China and Vietnam have a relatively high share of emissions from industry (>30%), while a comparatively large share of Switzerland and France’s emissions are from residential and public buildings (>30%). Hence, countries will have varying strategies and a different mix of methods to reduce emissions – such as increasing energy efficiency, reducing carbon intensity in the electricity sector through lower-carbon alternatives, greater electrification of the economy, carbon capture utilization storage and lower-carbon alternatives in industrial processes.58 Several countries with already low-carbon-intensive electricity sectors are now pursuing transport electrification.
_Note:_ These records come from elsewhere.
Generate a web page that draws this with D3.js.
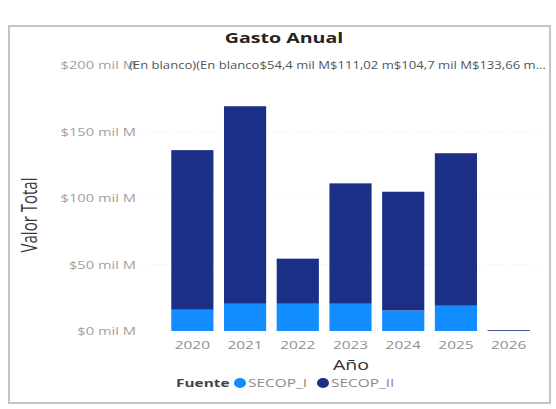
<!DOCTYPE html>
<html><head><meta charset="utf-8">
<script src="https://cdn.jsdelivr.net/npm/d3@7"></script>
<style>body{margin:0;background:#fff;}svg{display:block;font-family:"Open Sans",sans-serif;}</style>
</head><body>
<svg id="c" width="556" height="409"></svg>
<script>
const years = ["2020","2021","2022","2023","2024","2025","2026"];
const secopI  = [16, 20.5, 20.5, 20.5, 15.5, 19, 0];
const secopII = [120, 148.5, 33.9, 90.5, 89.2, 114.66, 0.6];
const series = ["SECOP_I","SECOP_II"];
const colors = ["#118DFF","#1B2F86"];
const yTicks = [0, 50, 100, 150, 200];
const yTickLabels = ["$0 mil M","$50 mil M","$100 mil M","$150 mil M","$200 mil M"];
const topLabels = ["(En blanco)","(En blanco","$54,4 mil M","$111,02 m","$104,7 mil M","$133,66 m..."];

const SX = 1.4;
const svg = d3.select("#c");
const x = d3.scaleBand().domain(years).range([166, 535]).paddingInner(0.2).paddingOuter(0.1);
const y = d3.scaleLinear().domain([0, 200]).range([331, 65]);

svg.append("rect").attr("x",9).attr("y",26).attr("width",541).attr("height",377)
  .attr("fill","none").attr("stroke","#c4c4c4").attr("stroke-width",2);

function htext(px, py, str){
  return svg.append("text").attr("transform",`translate(${px},${py}) scale(${SX},1)`).text(str);
}

// gridlines
svg.append("g").selectAll("line").data(yTicks.slice(1)).join("line")
  .attr("x1",140).attr("x2",540).attr("y1",d=>y(d)).attr("y2",d=>y(d))
  .attr("stroke","#eeeeee").attr("stroke-dasharray","1,2");

// y tick labels
yTicks.forEach((t,i)=>{
  htext(136, y(t)+4, yTickLabels[i]).attr("text-anchor","end").attr("font-size",10.5).attr("fill","#a0a0a0");
});

// bars
const rows = years.map((yr,i)=>({year:yr, SECOP_I:secopI[i], SECOP_II:secopII[i]}));
const stacked = d3.stack().keys(series)(rows);
svg.append("g").selectAll("g").data(stacked).join("g")
  .attr("fill",(d,i)=>colors[i])
  .selectAll("rect").data(d=>d).join("rect")
  .attr("x",d=>x(d.data.year)).attr("width",x.bandwidth())
  .attr("y",d=>y(d[1])).attr("height",d=>Math.max(0,y(d[0])-y(d[1])));

// x labels
years.forEach(yr=>{
  htext(x(yr)+x.bandwidth()/2, 349, yr).attr("text-anchor","middle").attr("font-size",11).attr("fill","#909090");
});

// top labels row
const tl = svg.append("text").attr("transform",`translate(129,69) scale(${SX},1)`)
  .attr("font-size",10).attr("fill","#555");
topLabels.forEach(s=>tl.append("tspan").text(s));
tl.attr("textLength", (546-129)/SX).attr("lengthAdjust","spacingAndGlyphs");

// title
htext(284, 43, "Gasto Anual").attr("text-anchor","middle").attr("font-size",14).attr("font-weight","bold").attr("fill","#252423");

// axis titles
htext(351, 370, "Año").attr("text-anchor","middle").attr("font-size",14).attr("fill","#333");
svg.append("text").attr("transform",`translate(37,215) scale(${SX},1) rotate(-90)`)
  .attr("text-anchor","middle").attr("font-size",15).attr("fill","#3a3a3a").text("Valor Total");

// legend
htext(176, 387, "Fuente").attr("font-size",11).attr("font-weight","bold").attr("fill","#444");
const legX = [240, 323];
series.forEach((s,i)=>{
  svg.append("ellipse").attr("cx",legX[i]).attr("cy",383).attr("rx",6).attr("ry",5).attr("fill",colors[i]);
  htext(legX[i]+8, 387, s).attr("font-size",11).attr("fill","#8a8a8a");
});
</script>
</body></html>
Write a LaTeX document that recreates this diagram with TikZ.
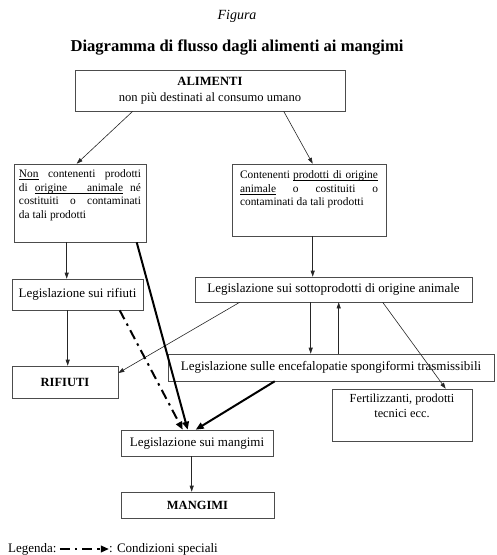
\documentclass[tikz,border=0pt]{standalone}
\usepackage{fontspec}
\setmainfont{Liberation Serif}
\usetikzlibrary{arrows.meta}
\newcommand{\ulw}[1]{\leavevmode\setbox0\hbox{#1}\rlap{\rule[-1.6pt]{\wd0}{0.5pt}}\box0\relax}
\newcommand{\uls}{\leaders\hbox{\rule[-1.6pt]{0.25pt}{0.5pt}}\hskip 0.25em plus 0.5em minus 0.08em\relax}

\begin{document}
\begin{tikzpicture}[x=1pt, y=-1pt,
	box/.style = {shape=rectangle, draw=black!70, line width=0.6pt, align=center, fill=white, inner sep=0pt, font=\fontsize{13}{15}\selectfont},
	smallbox/.style = {box, font=\fontsize{11.4}{13.5}\selectfont},
	arr/.style = {-{Triangle[length=6pt,width=4pt]}, line width=0.6pt, black!85},
	heavy/.style = {-{Triangle[length=8pt,width=6.5pt]}, line width=2pt, black},
	special/.style = {heavy, dash pattern=on 10pt off 5pt on 2.5pt off 5pt}]
	\useasboundingbox (0,0) rectangle (497,555);
	% titles
	\node (figura) at (237,16) {\fontsize{14}{16}\selectfont\itshape Figura};
	\node (titolo) at (237,47) {\fontsize{16.6}{19}\selectfont\bfseries Diagramma di flusso dagli alimenti ai mangimi};
	% boxes
	\node[box, minimum width=270pt, minimum height=41pt, font=\fontsize{12.6}{14.5}\selectfont] (alimenti) at (210,90.5)
		{\textbf{ALIMENTI}\\[2pt]non più destinati al consumo umano};
	\node[smallbox, minimum width=132pt, minimum height=78pt] (noanim) at (80,203)
		{\parbox[c][66pt][t]{122pt}{\ulw{Non} contenenti prodotti\linebreak di \ulw{origine}\uls\ulw{animale} né\linebreak costituiti o contaminati\linebreak da tali prodotti}};
	\node[smallbox, minimum width=154pt, minimum height=72pt] (conanim) at (309,200)
		{\parbox[c][58pt][t]{138pt}{Contenenti \ulw{prodotti}\uls\ulw{di}\uls\ulw{origine}\linebreak \ulw{animale} o costituiti o\linebreak contaminati da tali prodotti}};
	\node[box, minimum width=131pt, minimum height=31pt] (legrif) at (77.5,294.5) {Legislazione sui rifiuti};
	\node[box, minimum width=106pt, minimum height=32pt, font=\fontsize{12.5}{15}\selectfont\bfseries] (rifiuti) at (65,382) {RIFIUTI};
	\node[box, minimum width=277pt, minimum height=25pt] (sottoprod) at (333.5,289.5) {Legislazione sui sottoprodotti di origine animale};
	\node[box, minimum width=326pt, minimum height=27pt] (encef) at (331,367.5) {Legislazione sulle encefalopatie spongiformi trasmissibili};
	\node[box, minimum width=140pt, minimum height=52pt, font=\fontsize{12.3}{15}\selectfont] (fert) at (402,415)
		{\parbox[c][42pt][t]{130pt}{\centering Fertilizzanti, prodotti\\ tecnici ecc.}};
	\node[box, minimum width=152pt, minimum height=26pt] (legmang) at (197,443) {Legislazione sui mangimi};
	\node[box, minimum width=153pt, minimum height=26pt, font=\fontsize{12.5}{15}\selectfont\bfseries] (mangimi) at (197.5,505) {MANGIMI};
	% thin connectors
	\draw[arr] ([xshift=58pt]alimenti.south west) -- ([xshift=63pt]noanim.north west);
	\draw[arr] ([xshift=209pt]alimenti.south west) -- ([xshift=81pt]conanim.north west);
	\draw[arr] ([xshift=53pt]noanim.south west) -- ([xshift=55pt]legrif.north west);
	\draw[arr] ([xshift=56pt]legrif.south west) -- ([xshift=56pt]rifiuti.north west);
	\draw[arr] ([xshift=81pt]conanim.south west) -- ([xshift=118pt]sottoprod.north west);
	\draw[arr] ([xshift=116pt]sottoprod.south west) -- ([xshift=143pt]encef.north west);
	\draw[arr] ([xshift=171pt]encef.north west) -- ([xshift=144pt]sottoprod.south west);
	\draw[arr] ([xshift=188pt]sottoprod.south west) -- ([xshift=114pt]fert.north west);
	\draw[arr] ([xshift=45pt]sottoprod.south west) -- ([yshift=9pt]rifiuti.east);
	\draw[arr] ([xshift=71pt]legmang.south west) -- ([xshift=71pt]mangimi.north west);
	% heavy connectors
	\draw[heavy] ([xshift=123pt]noanim.south west) -- ([xshift=67pt]legmang.north west);
	\draw[heavy] ([xshift=107pt]encef.south west) -- ([xshift=75pt]legmang.north west);
	\draw[special] ([xshift=108pt]legrif.south west) -- ([xshift=62pt]legmang.north west);
	% legend
	\node[anchor=west, inner sep=0pt, font=\fontsize{13}{15}\selectfont] (legenda) at (8,549) {Legenda:};
	\node[anchor=east, inner sep=0pt, font=\fontsize{13}{15}\selectfont] (cond) at (218,549) {: Condizioni speciali};
	\draw[special, line width=2.4pt, shorten <=3pt] (legenda.east) -- (cond.west);
\end{tikzpicture}
\end{document}
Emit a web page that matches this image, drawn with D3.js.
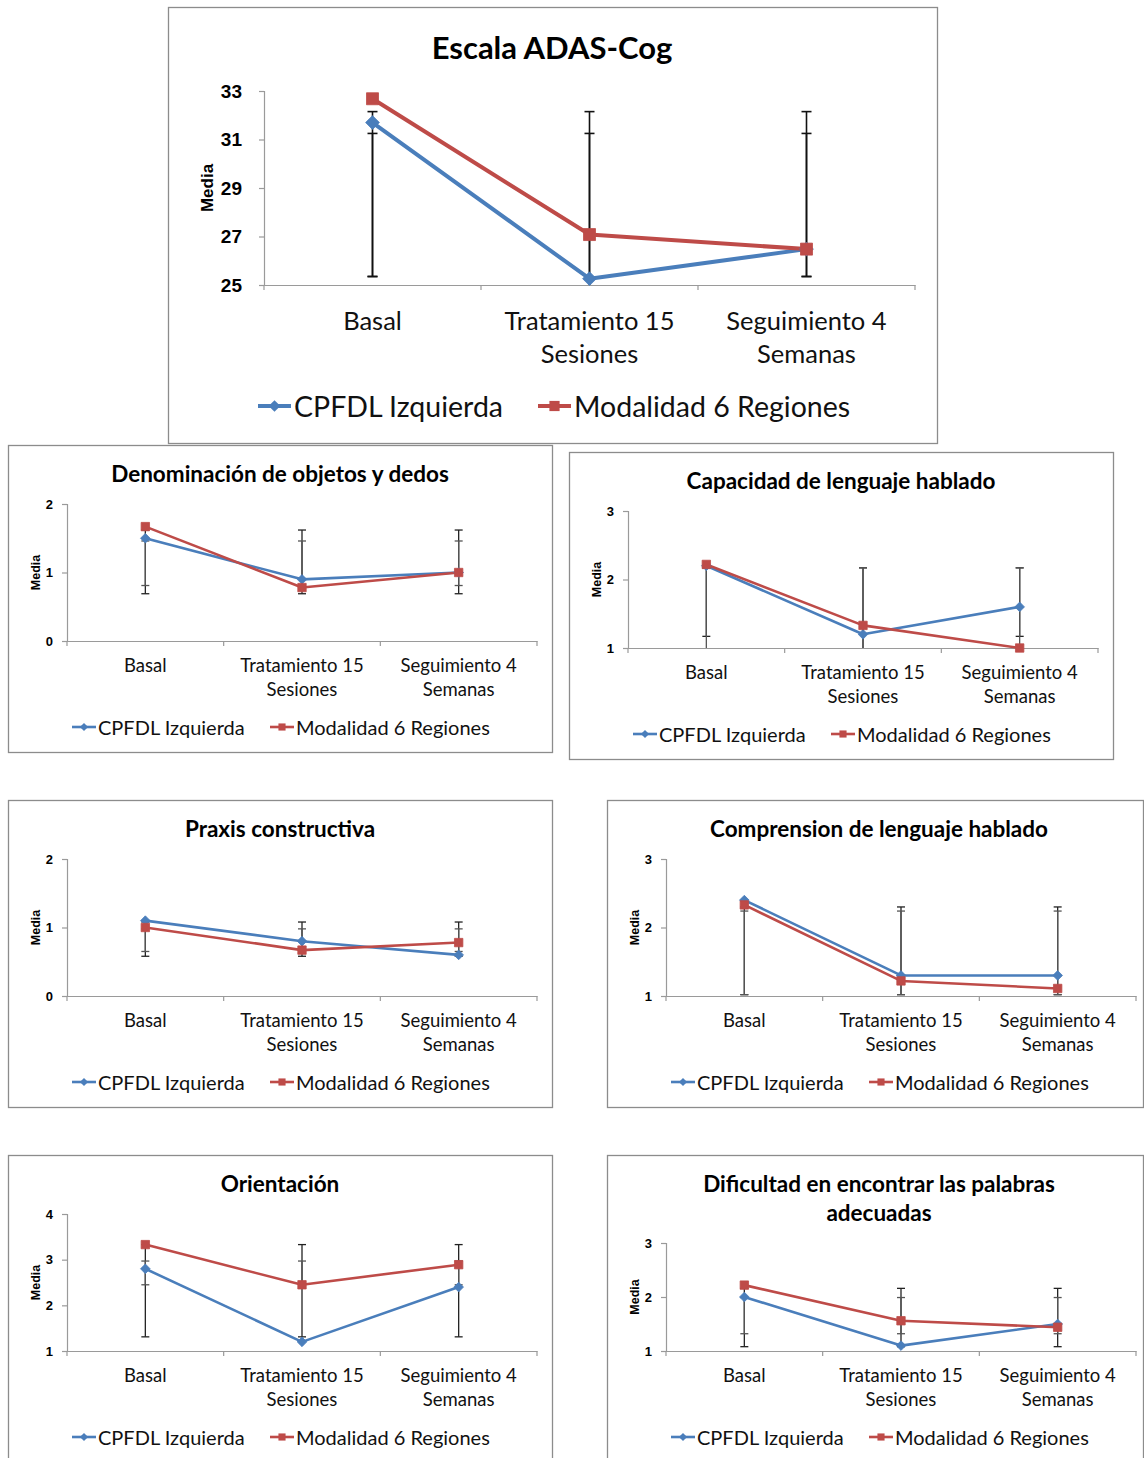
<!DOCTYPE html>
<html>
<head>
<meta charset="utf-8">
<script src="https://cdn.jsdelivr.net/npm/d3@7"></script>
<style>
  html, body { margin: 0; padding: 0; background: #fff; }
  svg { display: block; }
</style>
</head>
<body>
<svg id="chart" width="1144" height="1458"></svg>
<script>
// ---------------- DATA ----------------
const categories = ["Basal", "Tratamiento 15 Sesiones", "Seguimiento 4 Semanas"];
const categoryLines = [["Basal"], ["Tratamiento 15", "Sesiones"], ["Seguimiento 4", "Semanas"]];
const seriesNames = ["CPFDL Izquierda", "Modalidad 6 Regiones"];

// Escala ADAS-Cog
const adasTitle = ["Escala ADAS-Cog"];
const adasTicks = [25, 27, 29, 31, 33];
const adasCpfdl = [31.7, 25.26, 26.48];
const adasModalidad = [32.68, 27.08, 26.48];
const adasCpfdlErrLow = [25.35, 24.0, 25.35];
const adasCpfdlErrHigh = [31.25, 31.25, 31.25];
const adasModalidadErrLow = [25.35, 24.0, 25.35];
const adasModalidadErrHigh = [32.15, 32.15, 32.15];

// Denominación de objetos y dedos
const denomTitle = ["Denominación de objetos y dedos"];
const denomTicks = [0, 1, 2];
const denomCpfdl = [1.5, 0.9, 1.0];
const denomModalidad = [1.67, 0.78, 1.0];
const denomCpfdlErrLow = [0.69, 0.69, 0.69];
const denomCpfdlErrHigh = [1.62, 1.62, 1.62];
const denomModalidadErrLow = [0.81, 0.81, 0.81];
const denomModalidadErrHigh = [1.46, 1.46, 1.46];

// Capacidad de lenguaje hablado
const capacTitle = ["Capacidad de lenguaje hablado"];
const capacTicks = [1, 2, 3];
const capacCpfdl = [2.2, 1.2, 1.6];
const capacModalidad = [2.22, 1.33, 1.0];
const capacCpfdlErrLow = [1.17, 0.6, 1.17];
const capacCpfdlErrHigh = [2.17, 2.17, 2.17];
const capacModalidadErrLow = [0.6, 0.6, 0.6];
const capacModalidadErrHigh = [2.17, 2.17, 2.17];

// Praxis constructiva
const praxisTitle = ["Praxis constructiva"];
const praxisTicks = [0, 1, 2];
const praxisCpfdl = [1.1, 0.8, 0.6];
const praxisModalidad = [1.0, 0.67, 0.78];
const praxisCpfdlErrLow = [0.58, 0.58, 0.58];
const praxisCpfdlErrHigh = [1.08, 1.08, 1.08];
const praxisModalidadErrLow = [0.65, 0.65, 0.65];
const praxisModalidadErrHigh = [0.98, 0.98, 0.98];

// Comprension de lenguaje hablado
const comprTitle = ["Comprension de lenguaje hablado"];
const comprTicks = [1, 2, 3];
const comprCpfdl = [2.4, 1.3, 1.3];
const comprModalidad = [2.33, 1.22, 1.11];
const comprCpfdlErrLow = [1.02, 1.02, 1.02];
const comprCpfdlErrHigh = [2.3, 2.3, 2.3];
const comprModalidadErrLow = [1.02, 1.02, 1.02];
const comprModalidadErrHigh = [2.24, 2.24, 2.24];

// Orientación
const orientTitle = ["Orientación"];
const orientTicks = [1, 2, 3, 4];
const orientCpfdl = [2.8, 1.2, 2.4];
const orientModalidad = [3.33, 2.45, 2.89];
const orientCpfdlErrLow = [1.31, 1.31, 1.31];
const orientCpfdlErrHigh = [3.33, 3.33, 3.33];
const orientModalidadErrLow = [2.45, 2.45, 2.45];
const orientModalidadErrHigh = [2.97, 2.97, 2.97];

// Dificultad en encontrar las palabras adecuadas
const dificTitle = ["Dificultad en encontrar las palabras", "adecuadas"];
const dificTicks = [1, 2, 3];
const dificCpfdl = [2.0, 1.1, 1.5];
const dificModalidad = [2.22, 1.56, 1.44];
const dificCpfdlErrLow = [1.08, 1.08, 1.08];
const dificCpfdlErrHigh = [2.16, 2.16, 2.16];
const dificModalidadErrLow = [1.32, 1.32, 1.32];
const dificModalidadErrHigh = [1.99, 1.99, 1.99];

// ---------------- STYLE / LAYOUT ----------------
const BLUE = "#4a7ebb";
const RED = "#be4b48";
const TEXT_FONT = "Lato, 'Open Sans', sans-serif";
const TICK_FONT = "'Liberation Sans Narrow', 'Arial Narrow', 'Liberation Sans', Arial, sans-serif";
const LABEL_FONT = "'Liberation Sans', Arial, sans-serif";

const svg = d3.select("#chart");

function smallLayout(bx, by, bw, title, ticks, cp, mo, cpLo, cpHi, moLo, moHi, twoLineTitle) {
  return {
    box: { x: bx, y: by, w: bw, h: 307 },
    title, titleY: [by + 28, by + 57], titleX: bx + 272, titleSize: 22.5,
    left: bx + 59, right: bx + 529, top: twoLineTitle ? by + 88 : by + 59, bottom: by + 196,
    ticks, tickSize: 13, tickFont: LABEL_FONT, tickGap: 9,
    mediaX: bx + 28, mediaSize: 12.5,
    labelY: [by + 220, by + 244], labelSize: 18.5,
    legendY: by + 282, legendX: [bx + 64, bx + 262], legendLine: 24, legendSize: 20, legendGap: 2,
    lineW: 2.6, markerR: 4.2, capW: 8, errW: 1.3,
    series: [
      { name: seriesNames[0], color: BLUE, shape: "diamond", values: cp, lo: cpLo, hi: cpHi, errColor: "#222" },
      { name: seriesNames[1], color: RED, shape: "square", values: mo, lo: moLo, hi: moHi, errColor: "#555" }
    ]
  };
}

const panels = [
  {
    box: { x: 168, y: 7, w: 769, h: 436 },
    title: adasTitle, titleY: [47], titleX: 552, titleSize: 31,
    left: 264, right: 915, top: 91, bottom: 285,
    ticks: adasTicks, tickSize: 19, tickFont: TICK_FONT, tickGap: 17,
    mediaX: 207, mediaSize: 17,
    labelY: [320, 353], labelSize: 25.5,
    legendY: 406, legendX: [258, 538], legendLine: 33, legendSize: 28.5, legendGap: 3,
    lineW: 4, markerR: 6, capW: 10, errW: 1.6,
    series: [
      { name: seriesNames[0], color: BLUE, shape: "diamond", values: adasCpfdl, lo: adasCpfdlErrLow, hi: adasCpfdlErrHigh, errColor: "#111" },
      { name: seriesNames[1], color: RED, shape: "square", values: adasModalidad, lo: adasModalidadErrLow, hi: adasModalidadErrHigh, errColor: "#111" }
    ]
  },
  smallLayout(8, 445, 544, denomTitle, denomTicks, denomCpfdl, denomModalidad, denomCpfdlErrLow, denomCpfdlErrHigh, denomModalidadErrLow, denomModalidadErrHigh),
  smallLayout(569, 452, 544, capacTitle, capacTicks, capacCpfdl, capacModalidad, capacCpfdlErrLow, capacCpfdlErrHigh, capacModalidadErrLow, capacModalidadErrHigh),
  smallLayout(8, 800, 544, praxisTitle, praxisTicks, praxisCpfdl, praxisModalidad, praxisCpfdlErrLow, praxisCpfdlErrHigh, praxisModalidadErrLow, praxisModalidadErrHigh),
  smallLayout(607, 800, 536, comprTitle, comprTicks, comprCpfdl, comprModalidad, comprCpfdlErrLow, comprCpfdlErrHigh, comprModalidadErrLow, comprModalidadErrHigh),
  smallLayout(8, 1155, 544, orientTitle, orientTicks, orientCpfdl, orientModalidad, orientCpfdlErrLow, orientCpfdlErrHigh, orientModalidadErrLow, orientModalidadErrHigh),
  smallLayout(607, 1155, 536, dificTitle, dificTicks, dificCpfdl, dificModalidad, dificCpfdlErrLow, dificCpfdlErrHigh, dificModalidadErrLow, dificModalidadErrHigh, true)
];

function markerPath(shape, r) {
  if (shape === "diamond") {
    const d = r * 1.15;
    return `M0,${-d}L${d},0L0,${d}L${-d},0Z`;
  }
  return `M${-r},${-r}H${r}V${r}H${-r}Z`;
}

function drawPanel(p) {
  const g = svg.append("g");
  // frame
  g.append("rect")
    .attr("x", p.box.x + 0.5).attr("y", p.box.y + 0.5)
    .attr("width", p.box.w).attr("height", p.box.h)
    .attr("fill", "#fff").attr("stroke", "#8c8c8c").attr("stroke-width", 1.3);

  // title
  p.title.forEach((t, i) => {
    g.append("text")
      .attr("x", p.titleX).attr("y", p.titleY[i])
      .attr("text-anchor", "middle").attr("dominant-baseline", "central")
      .attr("font-family", TEXT_FONT).attr("font-weight", 700)
      .attr("font-size", p.titleSize).attr("fill", "#000")
      .text(t);
  });

  const x = d3.scaleBand().domain(categories).range([p.left, p.right]).padding(0);
  const cx = c => x(c) + x.bandwidth() / 2;
  const yDomain = d3.extent(p.ticks);
  const y = d3.scaleLinear().domain(yDomain).range([p.bottom, p.top]);

  // y axis
  const yAxis = g.append("g").attr("transform", `translate(${p.left},0)`)
    .call(d3.axisLeft(y).tickValues(p.ticks).tickSize(5).tickPadding(p.tickGap).tickFormat(d3.format("d")));
  yAxis.select(".domain").attr("stroke", "#9a9a9a").attr("stroke-width", 1.2);
  yAxis.selectAll(".tick line").attr("stroke", "#9a9a9a").attr("stroke-width", 1.2);
  yAxis.selectAll(".tick text")
    .attr("font-family", p.tickFont).attr("font-weight", 700)
    .attr("font-size", p.tickSize).attr("fill", "#000");

  // x axis line + boundary ticks
  const xAxis = g.append("g").attr("transform", `translate(0,${p.bottom})`)
    .call(d3.axisBottom(x).tickSize(0).tickFormat(""));
  xAxis.select(".domain").attr("stroke", "#9a9a9a").attr("stroke-width", 1.2);
  xAxis.selectAll(".tick").remove();
  const bounds = categories.map(c => x(c)).concat([x.range()[1]]);
  g.selectAll(null).data(bounds).enter().append("line")
    .attr("x1", d => d).attr("x2", d => d)
    .attr("y1", p.bottom).attr("y2", p.bottom + 5)
    .attr("stroke", "#9a9a9a").attr("stroke-width", 1.2);

  // category labels
  categories.forEach((c, i) => {
    categoryLines[i].forEach((line, j) => {
      g.append("text")
        .attr("x", cx(c)).attr("y", p.labelY[j])
        .attr("text-anchor", "middle").attr("dominant-baseline", "central")
        .attr("font-family", TEXT_FONT).attr("font-size", p.labelSize).attr("fill", "#111")
        .text(line);
    });
  });

  // y title
  g.append("text")
    .attr("transform", `translate(${p.mediaX},${(p.top + p.bottom) / 2}) rotate(-90)`)
    .attr("text-anchor", "middle").attr("dominant-baseline", "central")
    .attr("font-family", LABEL_FONT).attr("font-weight", 700)
    .attr("font-size", p.mediaSize).attr("fill", "#000")
    .text("Media");

  // error bars
  const [ymin, ymax] = yDomain;
  p.series.forEach(s => {
    categories.forEach((c, i) => {
      const lo = s.lo[i], hi = s.hi[i];
      const loC = Math.max(lo, ymin), hiC = Math.min(hi, ymax);
      const xx = cx(c);
      g.append("line")
        .attr("x1", xx).attr("x2", xx)
        .attr("y1", y(loC)).attr("y2", y(hiC))
        .attr("stroke", s.errColor).attr("stroke-width", p.errW);
      [[lo, loC], [hi, hiC]].forEach(([v, vc]) => {
        if (v === vc) {
          g.append("line")
            .attr("x1", xx - p.capW / 2).attr("x2", xx + p.capW / 2)
            .attr("y1", y(v)).attr("y2", y(v))
            .attr("stroke", s.errColor).attr("stroke-width", p.errW);
        }
      });
    });
  });

  // lines
  const lineGen = d3.line().x((d, i) => cx(categories[i])).y(d => y(d));
  p.series.forEach(s => {
    g.append("path")
      .attr("d", lineGen(s.values))
      .attr("fill", "none").attr("stroke", s.color)
      .attr("stroke-width", p.lineW).attr("stroke-linejoin", "round");
  });

  // markers
  p.series.forEach(s => {
    g.selectAll(null).data(s.values).enter().append("path")
      .attr("d", markerPath(s.shape, p.markerR))
      .attr("transform", (d, i) => `translate(${cx(categories[i])},${y(d)})`)
      .attr("fill", s.color).attr("stroke", s.color).attr("stroke-width", 0.8);
  });

  // legend
  p.series.forEach((s, i) => {
    const lx = p.legendX[i];
    g.append("line")
      .attr("x1", lx).attr("x2", lx + p.legendLine)
      .attr("y1", p.legendY).attr("y2", p.legendY)
      .attr("stroke", s.color).attr("stroke-width", p.lineW);
    g.append("path")
      .attr("d", markerPath(s.shape, p.markerR * 0.85))
      .attr("transform", `translate(${lx + p.legendLine / 2},${p.legendY})`)
      .attr("fill", s.color);
    g.append("text")
      .attr("x", lx + p.legendLine + p.legendGap).attr("y", p.legendY)
      .attr("dominant-baseline", "central")
      .attr("font-family", TEXT_FONT).attr("font-size", p.legendSize).attr("fill", "#111")
      .text(s.name);
  });
}

panels.forEach(drawPanel);
</script>
</body>
</html>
Norway, the Netherlands, Switzerland, Sweden and France are among the front runners on e-mobility.59 China – also among the leading countries in e-mobility – may not capture the same emission reduction benefits of the electrification of transport due to a high share of coal in its power generation mix, although e-mobility will help reduce inner-city air pollution.60 India, another country with air pollution challenges, announced the ambition of ensuring that all new cars sold from 2030 will be electric cars.61 Japan, with comparatively high carbon emissions from the power sector, is pursuing another strategy to reduce emissions. It plans to make hydrogen fuel (expected to be produced from clean energy in the long run) a pillar of its energy system. A potential additional benefit would be the reduction of import dependency (if produced domestically) and the diversification of supply risks.
Energy subsidies 79
Globally, more than $600 billion p.a.80 is allocated to energy subsidies, affecting the fiscal balances and policy behaviours of both energy consumers and producers. The reform or elimination of this type of policy is frequently referred to, particularly in low-price environments, as a win-win course of action that has the potential to positively impact the three corners of the energy triangle: sustainability, economic growth, and security and access. In practice, however, policies to eliminate subsidies face strong opposition from the groups that benefit from them, and experiences with subsidy reform are mixed. In addition to purely economic merits, proper consideration needs to be given to the political economy realities of reforming/eliminating subsidies. Recipients of energy subsidies frequently carry political weight and suppliers usually find that providing subsidies is politically cost-effective. Furthermore, once an energy subsidy is in place, economic and political actors concerned galvanize around it, making reform challenging.